__Exercise brief__:
Copy exactly, leaving out every image, the lines from the one with "Generate a Python" through the one with "FW, FH = 1188 - 2 * OFF, 648", inclusive.

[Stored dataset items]
[BEGIN]

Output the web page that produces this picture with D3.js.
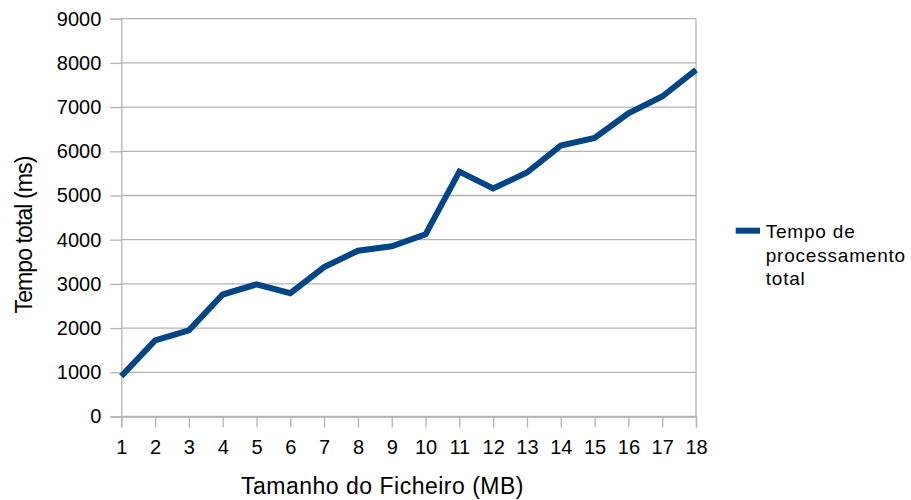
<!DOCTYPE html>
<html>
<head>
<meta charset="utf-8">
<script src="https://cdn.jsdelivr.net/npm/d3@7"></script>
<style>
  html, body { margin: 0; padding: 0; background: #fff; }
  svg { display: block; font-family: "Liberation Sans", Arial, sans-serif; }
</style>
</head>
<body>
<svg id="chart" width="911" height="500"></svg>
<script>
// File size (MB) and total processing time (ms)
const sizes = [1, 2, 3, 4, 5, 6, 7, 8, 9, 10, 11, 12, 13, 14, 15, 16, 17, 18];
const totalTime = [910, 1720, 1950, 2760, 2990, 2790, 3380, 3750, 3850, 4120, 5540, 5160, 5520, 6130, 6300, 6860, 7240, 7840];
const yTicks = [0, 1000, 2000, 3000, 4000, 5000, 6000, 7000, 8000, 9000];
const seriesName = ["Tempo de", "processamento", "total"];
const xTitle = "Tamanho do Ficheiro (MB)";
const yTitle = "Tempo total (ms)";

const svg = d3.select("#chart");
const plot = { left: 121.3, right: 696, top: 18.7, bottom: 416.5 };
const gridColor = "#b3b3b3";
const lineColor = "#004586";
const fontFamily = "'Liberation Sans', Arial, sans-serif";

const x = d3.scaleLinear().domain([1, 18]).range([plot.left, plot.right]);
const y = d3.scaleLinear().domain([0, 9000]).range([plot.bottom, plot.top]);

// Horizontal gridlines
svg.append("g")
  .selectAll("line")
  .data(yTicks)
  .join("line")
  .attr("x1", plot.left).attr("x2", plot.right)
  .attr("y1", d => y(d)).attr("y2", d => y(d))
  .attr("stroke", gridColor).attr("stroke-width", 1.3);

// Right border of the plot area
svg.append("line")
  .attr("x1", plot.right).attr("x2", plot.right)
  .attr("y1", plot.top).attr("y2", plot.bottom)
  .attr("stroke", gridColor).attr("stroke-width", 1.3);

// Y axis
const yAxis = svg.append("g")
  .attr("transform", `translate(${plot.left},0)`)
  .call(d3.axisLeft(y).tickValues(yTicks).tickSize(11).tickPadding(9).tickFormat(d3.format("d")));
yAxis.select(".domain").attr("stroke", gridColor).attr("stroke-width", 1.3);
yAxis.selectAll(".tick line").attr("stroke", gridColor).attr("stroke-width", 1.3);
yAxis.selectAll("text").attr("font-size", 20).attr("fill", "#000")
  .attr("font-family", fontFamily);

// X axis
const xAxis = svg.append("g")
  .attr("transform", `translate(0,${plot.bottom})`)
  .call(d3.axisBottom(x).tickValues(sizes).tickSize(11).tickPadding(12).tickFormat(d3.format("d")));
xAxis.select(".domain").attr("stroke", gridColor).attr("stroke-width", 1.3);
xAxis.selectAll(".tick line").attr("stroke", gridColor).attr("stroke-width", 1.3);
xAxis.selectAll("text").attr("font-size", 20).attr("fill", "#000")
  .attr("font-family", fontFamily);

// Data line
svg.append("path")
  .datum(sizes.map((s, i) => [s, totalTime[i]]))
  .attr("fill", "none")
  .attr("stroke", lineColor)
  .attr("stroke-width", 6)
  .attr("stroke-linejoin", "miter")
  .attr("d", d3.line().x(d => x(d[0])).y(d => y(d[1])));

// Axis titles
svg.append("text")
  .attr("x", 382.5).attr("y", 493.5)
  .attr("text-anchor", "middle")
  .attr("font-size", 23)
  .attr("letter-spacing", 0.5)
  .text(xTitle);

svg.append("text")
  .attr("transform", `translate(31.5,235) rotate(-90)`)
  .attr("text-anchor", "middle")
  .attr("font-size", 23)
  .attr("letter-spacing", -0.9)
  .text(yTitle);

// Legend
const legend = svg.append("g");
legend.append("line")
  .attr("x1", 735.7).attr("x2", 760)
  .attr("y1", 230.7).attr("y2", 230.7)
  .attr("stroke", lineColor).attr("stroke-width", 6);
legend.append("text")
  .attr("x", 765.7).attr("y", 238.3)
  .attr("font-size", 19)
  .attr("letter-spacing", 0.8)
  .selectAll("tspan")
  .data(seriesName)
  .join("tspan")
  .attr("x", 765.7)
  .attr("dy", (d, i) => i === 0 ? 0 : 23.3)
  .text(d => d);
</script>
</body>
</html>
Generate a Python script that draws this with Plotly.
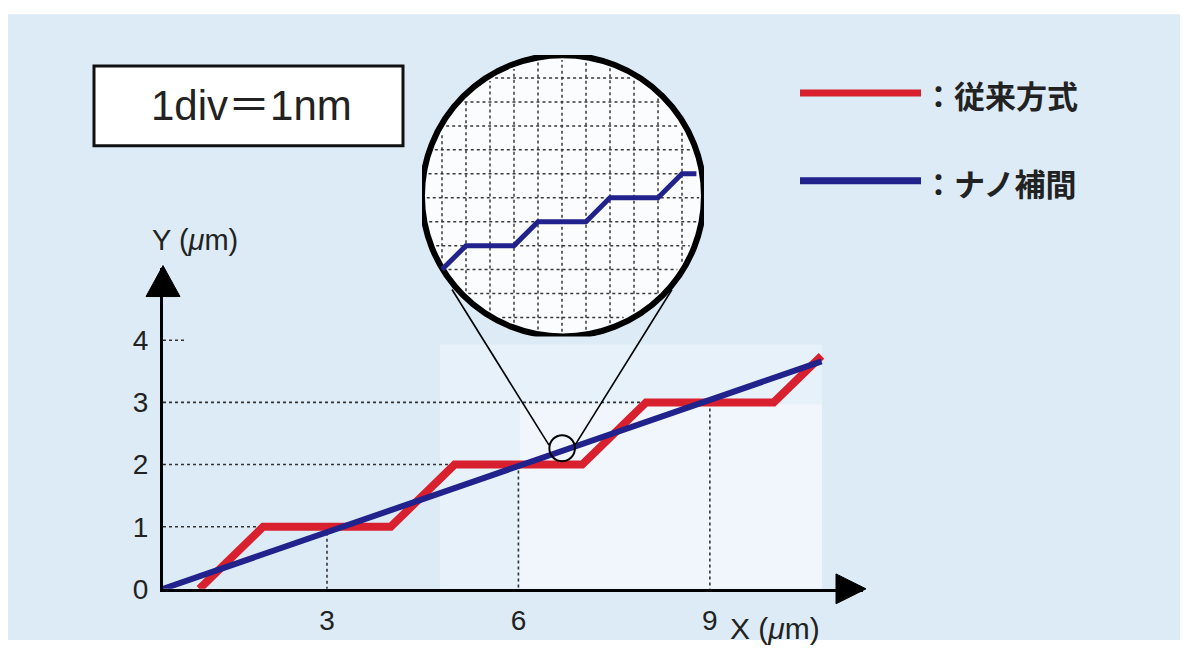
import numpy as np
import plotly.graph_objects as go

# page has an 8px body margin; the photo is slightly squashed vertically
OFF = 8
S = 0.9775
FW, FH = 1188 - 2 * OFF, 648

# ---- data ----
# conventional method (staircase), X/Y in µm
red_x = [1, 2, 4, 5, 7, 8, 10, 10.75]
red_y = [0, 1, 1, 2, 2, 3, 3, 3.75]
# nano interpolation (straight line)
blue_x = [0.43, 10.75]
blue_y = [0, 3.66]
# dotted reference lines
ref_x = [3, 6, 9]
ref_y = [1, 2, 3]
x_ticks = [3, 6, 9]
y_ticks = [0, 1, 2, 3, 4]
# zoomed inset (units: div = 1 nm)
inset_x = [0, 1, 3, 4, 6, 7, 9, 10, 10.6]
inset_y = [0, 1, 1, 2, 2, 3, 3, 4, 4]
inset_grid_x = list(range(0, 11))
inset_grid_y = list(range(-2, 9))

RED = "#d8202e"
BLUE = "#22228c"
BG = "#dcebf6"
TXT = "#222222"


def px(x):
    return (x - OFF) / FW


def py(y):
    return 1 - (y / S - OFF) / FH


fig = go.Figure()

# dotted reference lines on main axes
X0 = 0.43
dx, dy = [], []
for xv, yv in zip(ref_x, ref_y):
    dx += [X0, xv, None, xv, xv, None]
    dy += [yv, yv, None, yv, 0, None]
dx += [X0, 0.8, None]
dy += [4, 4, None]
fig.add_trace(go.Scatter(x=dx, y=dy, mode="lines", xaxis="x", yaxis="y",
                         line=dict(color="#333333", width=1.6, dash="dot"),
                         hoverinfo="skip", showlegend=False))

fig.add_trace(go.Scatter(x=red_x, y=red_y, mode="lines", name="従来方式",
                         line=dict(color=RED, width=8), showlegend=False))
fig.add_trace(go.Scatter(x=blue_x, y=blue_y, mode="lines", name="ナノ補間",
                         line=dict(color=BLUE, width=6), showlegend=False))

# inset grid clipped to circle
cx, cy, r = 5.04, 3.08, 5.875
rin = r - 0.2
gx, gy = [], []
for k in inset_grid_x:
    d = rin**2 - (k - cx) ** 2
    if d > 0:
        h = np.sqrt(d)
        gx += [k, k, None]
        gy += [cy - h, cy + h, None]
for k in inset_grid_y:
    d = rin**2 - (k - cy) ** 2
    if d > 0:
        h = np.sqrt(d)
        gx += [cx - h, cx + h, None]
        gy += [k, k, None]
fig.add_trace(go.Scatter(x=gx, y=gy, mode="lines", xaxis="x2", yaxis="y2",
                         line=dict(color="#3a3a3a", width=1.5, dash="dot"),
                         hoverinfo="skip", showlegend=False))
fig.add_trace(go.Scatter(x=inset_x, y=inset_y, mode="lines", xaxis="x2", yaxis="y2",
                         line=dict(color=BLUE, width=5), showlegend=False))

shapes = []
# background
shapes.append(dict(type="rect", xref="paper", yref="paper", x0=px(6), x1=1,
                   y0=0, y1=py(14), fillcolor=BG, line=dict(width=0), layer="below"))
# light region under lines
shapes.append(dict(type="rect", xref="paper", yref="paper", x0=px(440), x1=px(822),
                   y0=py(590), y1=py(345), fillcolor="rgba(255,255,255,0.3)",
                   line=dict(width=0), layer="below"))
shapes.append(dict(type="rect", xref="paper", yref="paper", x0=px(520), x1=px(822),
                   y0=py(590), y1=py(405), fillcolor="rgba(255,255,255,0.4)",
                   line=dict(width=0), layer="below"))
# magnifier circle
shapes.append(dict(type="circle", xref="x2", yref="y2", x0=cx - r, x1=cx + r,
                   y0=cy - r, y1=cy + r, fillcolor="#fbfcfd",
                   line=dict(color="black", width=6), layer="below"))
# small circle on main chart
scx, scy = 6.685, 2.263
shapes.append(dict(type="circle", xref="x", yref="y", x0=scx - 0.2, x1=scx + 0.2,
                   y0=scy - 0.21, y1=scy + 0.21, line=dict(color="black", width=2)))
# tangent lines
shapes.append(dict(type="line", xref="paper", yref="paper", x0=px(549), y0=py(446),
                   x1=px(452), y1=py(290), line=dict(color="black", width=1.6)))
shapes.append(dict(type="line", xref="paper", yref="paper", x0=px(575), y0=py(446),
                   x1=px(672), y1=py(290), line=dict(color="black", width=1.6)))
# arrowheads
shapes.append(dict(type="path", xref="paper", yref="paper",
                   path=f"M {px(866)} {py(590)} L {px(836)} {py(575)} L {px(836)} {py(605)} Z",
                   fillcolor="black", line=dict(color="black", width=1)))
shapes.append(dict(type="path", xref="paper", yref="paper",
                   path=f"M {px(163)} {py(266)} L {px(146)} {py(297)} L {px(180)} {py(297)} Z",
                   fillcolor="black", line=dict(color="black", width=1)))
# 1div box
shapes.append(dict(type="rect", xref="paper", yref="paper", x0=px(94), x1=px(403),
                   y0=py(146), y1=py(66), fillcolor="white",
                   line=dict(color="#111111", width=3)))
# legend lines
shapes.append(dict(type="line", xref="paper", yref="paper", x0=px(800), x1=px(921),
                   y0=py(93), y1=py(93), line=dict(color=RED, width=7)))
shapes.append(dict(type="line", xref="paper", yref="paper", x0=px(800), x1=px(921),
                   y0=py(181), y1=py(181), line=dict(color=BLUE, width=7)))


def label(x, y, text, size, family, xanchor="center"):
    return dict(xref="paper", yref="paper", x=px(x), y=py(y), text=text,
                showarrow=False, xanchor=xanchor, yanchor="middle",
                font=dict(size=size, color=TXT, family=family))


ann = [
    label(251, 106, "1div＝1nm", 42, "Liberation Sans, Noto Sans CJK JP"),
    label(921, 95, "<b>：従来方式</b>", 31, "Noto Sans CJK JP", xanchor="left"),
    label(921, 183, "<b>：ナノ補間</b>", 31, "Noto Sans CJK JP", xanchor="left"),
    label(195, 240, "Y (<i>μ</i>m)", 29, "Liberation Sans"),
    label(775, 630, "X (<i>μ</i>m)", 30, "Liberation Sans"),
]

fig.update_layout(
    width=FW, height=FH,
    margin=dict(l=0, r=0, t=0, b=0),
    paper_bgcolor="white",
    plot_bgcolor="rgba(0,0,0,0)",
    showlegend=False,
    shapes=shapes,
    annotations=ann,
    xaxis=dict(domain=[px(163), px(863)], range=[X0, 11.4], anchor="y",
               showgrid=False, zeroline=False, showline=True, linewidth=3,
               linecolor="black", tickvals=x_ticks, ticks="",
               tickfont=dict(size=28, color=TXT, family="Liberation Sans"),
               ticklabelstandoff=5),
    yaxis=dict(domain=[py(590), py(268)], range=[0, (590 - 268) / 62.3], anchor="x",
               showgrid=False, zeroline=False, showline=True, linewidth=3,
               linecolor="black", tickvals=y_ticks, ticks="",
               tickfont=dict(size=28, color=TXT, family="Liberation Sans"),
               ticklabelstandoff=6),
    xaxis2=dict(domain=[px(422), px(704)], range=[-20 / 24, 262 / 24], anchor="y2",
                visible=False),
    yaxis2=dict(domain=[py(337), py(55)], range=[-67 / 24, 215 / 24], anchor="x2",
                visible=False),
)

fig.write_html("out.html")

[END]

__Task solution__:
Generate a Python script that draws this with Plotly.
import numpy as np
import plotly.graph_objects as go

# page has an 8px body margin; the photo is slightly squashed vertically
OFF = 8
S = 0.9775
FW, FH = 1188 - 2 * OFF, 648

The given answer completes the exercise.